Task to carry out
Starting with the first line and ending with the line that holds "PASO = 0.0025", repeat the material exactly.

>> start

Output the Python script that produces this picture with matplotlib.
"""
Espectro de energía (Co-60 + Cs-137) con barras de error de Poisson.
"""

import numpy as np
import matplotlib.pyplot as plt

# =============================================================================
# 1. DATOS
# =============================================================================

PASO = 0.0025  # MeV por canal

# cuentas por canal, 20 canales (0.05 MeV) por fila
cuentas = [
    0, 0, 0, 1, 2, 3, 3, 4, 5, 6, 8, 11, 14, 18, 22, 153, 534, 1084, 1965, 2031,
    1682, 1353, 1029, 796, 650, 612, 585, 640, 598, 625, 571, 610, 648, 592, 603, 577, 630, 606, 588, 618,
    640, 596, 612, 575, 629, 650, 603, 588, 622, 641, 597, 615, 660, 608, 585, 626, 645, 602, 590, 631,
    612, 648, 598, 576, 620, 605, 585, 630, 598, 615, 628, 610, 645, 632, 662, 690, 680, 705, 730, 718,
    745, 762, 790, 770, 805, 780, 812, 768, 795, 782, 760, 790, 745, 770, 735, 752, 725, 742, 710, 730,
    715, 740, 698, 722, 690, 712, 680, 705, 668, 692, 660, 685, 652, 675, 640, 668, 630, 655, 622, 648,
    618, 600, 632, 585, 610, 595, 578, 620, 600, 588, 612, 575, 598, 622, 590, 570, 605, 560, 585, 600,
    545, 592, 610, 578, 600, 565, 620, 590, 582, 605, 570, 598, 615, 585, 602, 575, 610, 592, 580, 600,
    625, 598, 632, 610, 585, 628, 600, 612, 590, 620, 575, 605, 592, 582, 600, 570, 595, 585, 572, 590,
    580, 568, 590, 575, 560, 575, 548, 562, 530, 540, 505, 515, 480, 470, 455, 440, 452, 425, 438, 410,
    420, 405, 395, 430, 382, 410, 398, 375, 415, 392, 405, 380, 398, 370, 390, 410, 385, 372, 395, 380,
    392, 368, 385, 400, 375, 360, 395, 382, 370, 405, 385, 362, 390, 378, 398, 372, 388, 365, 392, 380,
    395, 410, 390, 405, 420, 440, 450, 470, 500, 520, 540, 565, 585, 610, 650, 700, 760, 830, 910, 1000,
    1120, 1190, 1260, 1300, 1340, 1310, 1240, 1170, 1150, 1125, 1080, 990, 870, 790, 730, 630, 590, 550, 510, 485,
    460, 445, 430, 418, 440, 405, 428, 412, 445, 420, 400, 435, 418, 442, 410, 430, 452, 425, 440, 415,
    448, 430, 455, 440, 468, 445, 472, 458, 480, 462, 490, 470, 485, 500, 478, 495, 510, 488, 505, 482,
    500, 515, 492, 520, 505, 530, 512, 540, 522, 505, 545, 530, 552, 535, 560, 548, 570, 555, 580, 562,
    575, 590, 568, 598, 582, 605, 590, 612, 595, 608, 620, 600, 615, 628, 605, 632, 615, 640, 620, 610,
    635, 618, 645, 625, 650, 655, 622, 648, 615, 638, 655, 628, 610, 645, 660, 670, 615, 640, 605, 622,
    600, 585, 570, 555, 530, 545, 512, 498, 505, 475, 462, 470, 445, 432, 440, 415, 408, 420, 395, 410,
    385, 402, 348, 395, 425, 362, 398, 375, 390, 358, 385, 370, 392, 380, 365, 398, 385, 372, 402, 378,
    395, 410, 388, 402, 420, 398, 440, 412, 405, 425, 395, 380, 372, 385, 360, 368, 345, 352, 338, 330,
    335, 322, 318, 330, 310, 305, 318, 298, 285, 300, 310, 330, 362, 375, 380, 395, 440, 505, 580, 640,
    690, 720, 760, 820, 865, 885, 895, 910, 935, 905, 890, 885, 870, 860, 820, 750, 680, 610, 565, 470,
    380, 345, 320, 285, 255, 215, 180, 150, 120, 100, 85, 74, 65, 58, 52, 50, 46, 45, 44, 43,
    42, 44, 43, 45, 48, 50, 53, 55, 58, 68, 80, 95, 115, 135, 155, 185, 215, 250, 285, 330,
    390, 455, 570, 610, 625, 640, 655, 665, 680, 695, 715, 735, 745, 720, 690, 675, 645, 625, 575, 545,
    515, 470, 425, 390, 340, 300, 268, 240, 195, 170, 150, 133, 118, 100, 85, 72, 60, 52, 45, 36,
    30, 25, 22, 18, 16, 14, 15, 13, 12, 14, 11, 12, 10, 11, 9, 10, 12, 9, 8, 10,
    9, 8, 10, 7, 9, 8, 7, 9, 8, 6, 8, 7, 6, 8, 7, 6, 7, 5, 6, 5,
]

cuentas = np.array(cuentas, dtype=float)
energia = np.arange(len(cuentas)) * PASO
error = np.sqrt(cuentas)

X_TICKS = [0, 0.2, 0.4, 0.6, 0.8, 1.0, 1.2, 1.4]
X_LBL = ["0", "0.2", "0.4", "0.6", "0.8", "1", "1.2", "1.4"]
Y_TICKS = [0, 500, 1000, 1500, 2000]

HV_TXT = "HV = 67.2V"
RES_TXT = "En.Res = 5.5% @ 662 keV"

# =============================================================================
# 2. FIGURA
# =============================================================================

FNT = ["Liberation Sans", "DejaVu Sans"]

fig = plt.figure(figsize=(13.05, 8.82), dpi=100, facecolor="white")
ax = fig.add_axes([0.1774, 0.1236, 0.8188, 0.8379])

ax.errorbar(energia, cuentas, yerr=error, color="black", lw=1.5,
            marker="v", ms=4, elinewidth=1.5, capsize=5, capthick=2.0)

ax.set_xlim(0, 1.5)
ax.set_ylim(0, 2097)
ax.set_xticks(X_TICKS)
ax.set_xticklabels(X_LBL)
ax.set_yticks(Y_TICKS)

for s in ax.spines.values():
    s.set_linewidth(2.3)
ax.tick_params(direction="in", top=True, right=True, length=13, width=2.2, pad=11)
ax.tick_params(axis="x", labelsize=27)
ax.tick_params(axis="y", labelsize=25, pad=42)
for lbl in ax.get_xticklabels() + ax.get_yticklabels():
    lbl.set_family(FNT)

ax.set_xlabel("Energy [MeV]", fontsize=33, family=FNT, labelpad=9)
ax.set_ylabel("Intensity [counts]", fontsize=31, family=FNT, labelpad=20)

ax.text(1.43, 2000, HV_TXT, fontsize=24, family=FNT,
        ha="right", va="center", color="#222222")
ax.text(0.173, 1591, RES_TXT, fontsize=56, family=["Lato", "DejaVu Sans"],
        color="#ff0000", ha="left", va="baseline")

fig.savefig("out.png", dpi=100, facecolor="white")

>> end

Finished task
Output the Python script that produces this picture with matplotlib.
"""
Espectro de energía (Co-60 + Cs-137) con barras de error de Poisson.
"""

import numpy as np
import matplotlib.pyplot as plt

# =============================================================================
# 1. DATOS
# =============================================================================

PASO = 0.0025  # MeV por canal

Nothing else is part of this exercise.